Э.Тареева
В прошлом посте я написала про давку, которая произошла при прощании с телом Сталина и в которой погибло много народа. Герман Плисецкий, который, как я уже рассказывала, был в этой давке с Женей Евтушенко, написал об этом поэму, которую назвал «Труба», потому что вся эта давка начиналась с Трубной улицы и на Трубной площади. К тому же слово «труба» в русском языке употребляется и в переносном смысле, говорят «дело – труба», это значит, что всё уже очень безнадёжно. Эту поэму он написал не в 1953 году, когда происходили события, а в 1965, через 12 лет после события. Но, очевидно, те впечатления были так сильны, что и через 12 лет он помнил это так, как будто это было вчера. Поэма была опубликована за рубежом, а у нас не полагалось публиковать за рубежом то, что не было опубликовано в нашей стране и не прошло нашу цензуру. К Герману пришли два кгбшника, он рассказывал – очень интеллигентные и приятные молодые люди, и спросили, почему первая публикация поэмы вышла за рубежом. Герман сказал, что он свою поэму за рубеж не отсылал, но за границу уехал его близкий друг Юз Алешковский, который знает поэму наизусть, вот, наверное, он её и опубликовал по памяти, рукописи у него не было, в двух местах даже переврал немножко. Гости сказали, что если это так, то он должен написать, что он возмущён тем, что без его согласия его произведение опубликовали. Герман сказал, что он написал бы это, но он не возмущён. Он рад, что хоть так эту поэму прочтут, опубликовать её здесь надежды мало.

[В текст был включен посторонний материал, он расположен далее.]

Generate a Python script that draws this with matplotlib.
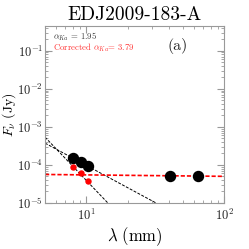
import numpy as np
import matplotlib
matplotlib.use("Agg")
import matplotlib.pyplot as plt

plt.rcParams['font.family'] = 'serif'
plt.rcParams['font.serif'] = ['cmr10']
plt.rcParams['mathtext.fontset'] = 'cm'
plt.rcParams['axes.formatter.use_mathtext'] = True

# observed fluxes (mm, Jy)
wl_obs = [8.0, 9.05, 10.2, 40.6, 64.5]
flux_obs = [1.49e-4, 1.17e-4, 0.92e-4, 5.1e-5, 5.0e-5]

# free-free corrected Ka fluxes
wl_corr = [8.0, 9.05, 10.2]
flux_corr = [9.0e-5, 6.1e-5, 3.7e-5]

# fits
alpha_ka = 1.95
alpha_corr = 3.79
ff_ends = [5.6e-5, 5.0e-5]   # free-free line at 5 and 100 mm

fig = plt.figure(figsize=(2.49, 2.49), dpi=100)
ax = fig.add_axes([0.181, 0.185, 0.719, 0.711])

lam = np.logspace(np.log10(5), 2, 200)
ax.plot(lam, flux_obs[0] * (lam / wl_obs[0]) ** (-alpha_ka), color='black', ls='--', lw=0.7, dashes=(3, 1.5))
ax.plot(lam, flux_corr[0] * (lam / wl_corr[0]) ** (-alpha_corr), color='black', ls='--', lw=0.7, dashes=(3, 1.5))
ax.plot([5, 100], ff_ends, color='red', ls='--', lw=1.2, dashes=(2.5, 1.2))

ax.plot(wl_obs, flux_obs, 'o', color='black', ms=7.2, zorder=5)
ax.plot(wl_corr, flux_corr, 'o', color='red', ms=3.6, zorder=6)

ax.set_xscale('log')
ax.set_yscale('log')
ax.set_xlim(5, 100)
ax.set_ylim(1e-5, 0.45)

for s in ax.spines.values():
    s.set_color('#999999')
ax.tick_params(which='both', direction='in', top=True, right=True, color='#999999', labelsize=9, labelcolor='#222222')
ax.tick_params(which='major', length=5)
ax.tick_params(axis='y', which='major', pad=1.5)
ax.tick_params(which='minor', length=2.5)

ax.set_xlabel(r'$\lambda\ \mathrm{(mm)}$', fontsize=12, labelpad=2)
ax.set_ylabel(r'$F_\nu\ \mathrm{(Jy)}$', fontsize=10)
ax.yaxis.set_label_coords(-0.15, 0.5)
ax.set_title('EDJ2009-183-A', fontsize=14, pad=4)

ax.text(0.045, 0.94, r'$\alpha_{Ka}$ = 1.95', transform=ax.transAxes, fontsize=6.3, color='#333333', va='center')
ax.text(0.045, 0.875, r'Corrected $\alpha_{Ka}$= 3.79', transform=ax.transAxes, fontsize=6.3, color='#ff3333', va='center')
ax.text(0.74, 0.885, '(a)', transform=ax.transAxes, fontsize=11.5, ha='center', va='center', color='#222222')

fig.savefig('out.png', dpi=100)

Прошу прощения за отступление, вернёмся к нашей теме. После смерти Сталина главным вопросом было, кто займёт его место. Было ясно, что лидером международного коммунистического движения станет Мао Цзэдун. Он был очень популярен, не только в Китае, в Советском Союзе и социалистических странах, но и во всём мире. Я много раз писала, что интеллигенция всех стран и народов всегда была левой. Сейчас я приведу ещё один довод, подтверждающий это. В ЦНТБ по архитектуре и строительству, где я работала, мы получали журналы по архитектурной и строительной тематике из всех стран. Я восемь часов в день читала эти журналы на семи славянских языках, включая русский. Япониста у нас в отделе не было, но, к счастью, японцы архитектурный журнал издавали на английском языке. Были журналы, целиком посвящённые жилому интерьеру, но статьи этой тематики были во всех архитектурных журналах. В этих статьях были фотографии реально существующих интерьеров, так вот, в каждой квартире и, во всяком случае, в каждом доме висел портрет Мао Цзэдуна. Я сначала не знала, чего ждать от Мао Цзэдуна, но в 1957 году он написал статью «Пусть расцветают сто цветов». Её, конечно, перевели на русский язык, и её опубликовала то ли «Правда», то ли «Известия», не помню. Статья заняла, помнится, 4 газетные полосы. Я её читала и плакала от счастья, реально заливалась слезами. Лидер правящей Коммунистической партии Китая, самой большой компартии одной из самых больших стран в мире, в этой статье провозгласил широкую кампанию по усилению гласности и критики. Возможно, он был вполне искренен, но потом, когда его политика несколько изменилась, эти проросшие сто цветов помогли ему определить, какие цветы лишние и их нужно вырвать, но это потом, а пока, как я уже сказала, я плакала от счастья, читая статью. Но это в международном масштабе, а кто займёт место Сталина у нас? Вы, верно, удивитесь, но я, мои друзья, вообще весь наш круг, хотели бы увидеть на этом месте Берию. Мы знали, что Берия хочет прекратить холодную войну и перейти к мирному сосуществованию с капиталистическими странами. Гонка вооружений, связанная с холодной войной, обескровила экономику, и прекращение холодной войны дало бы возможность провести экономические реформы. В холодной войне Советский Союз потерпел поражение и это ускорило его распад.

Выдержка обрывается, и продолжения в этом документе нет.